En quoi cela concerne-il les partenaires sociaux et l'État ? La précarité, les CDD, l'intérim permanent ne coûtent pas moins de 8 milliards par an à l'assurance chômage. Cela signifie que les entreprises qui recourent d 'avantage à l'emploi permanent et durable paient pour les autres. Le régime assurantiel, c'est bien ; mais certaines entreprises apprécieraient que celui-ci soit plus juste, qu'il encourage celles qui optent pour l'emploi durable et qu'il ne fasse pas payer aux unes le coût de la flexibilité des autres.

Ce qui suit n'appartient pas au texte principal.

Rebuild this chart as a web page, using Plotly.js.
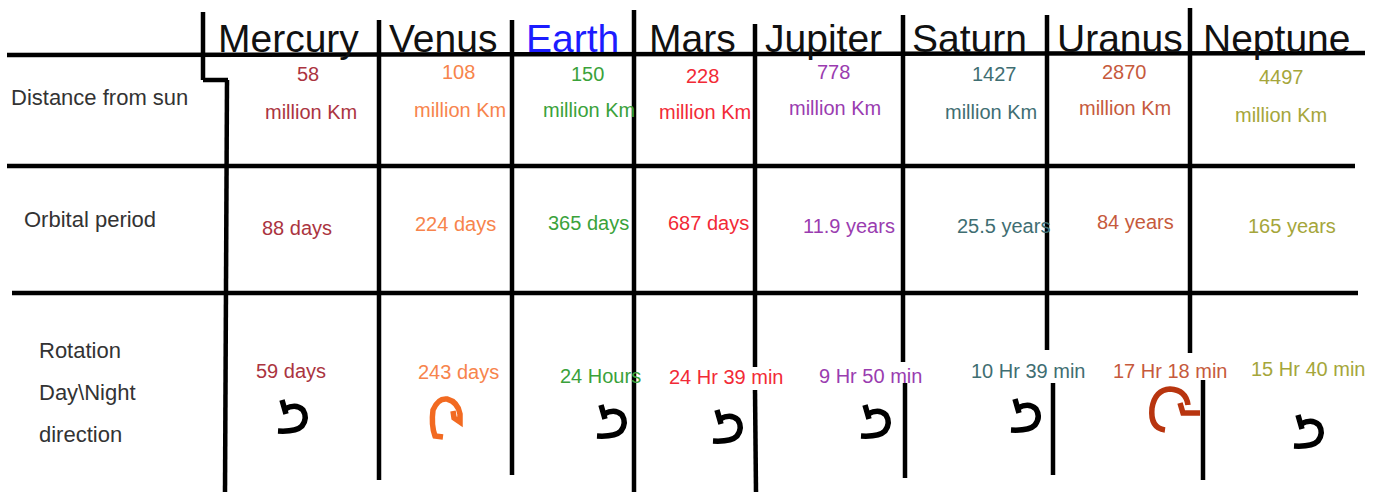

Un troisième élément concerne les règles d'incitation au retour vers l'emploi. Il existe aujourd'hui, au sein de l'UNÉDIC, beaucoup de règles, dont certaines sont complexes. Elles ont un effet qui n'a été voulu par personne et qui cependant a été mesuré : elles découragent le retour à l'emploi, qui se traduirait pour certains par une perte de revenu. Il faut évidemment que le travail paie. On ne peut attendre d'un demandeur d'emploi qu'il perde de l'argent en recommençant à travailler. La prime d'activité ne suffit pas à limiter cet effet pervers. Il faut aussi reconsidérer certaines règles.

Enfin, il faut poser la question du chômage de longue durée. Avec le plan d'investissement compétences et le compte personnel de formation, nous allons tout faire pour que le plus grand nombre de chômeurs, notamment de longue durée, profite du train de la croissance pour revenir vers l'emploi.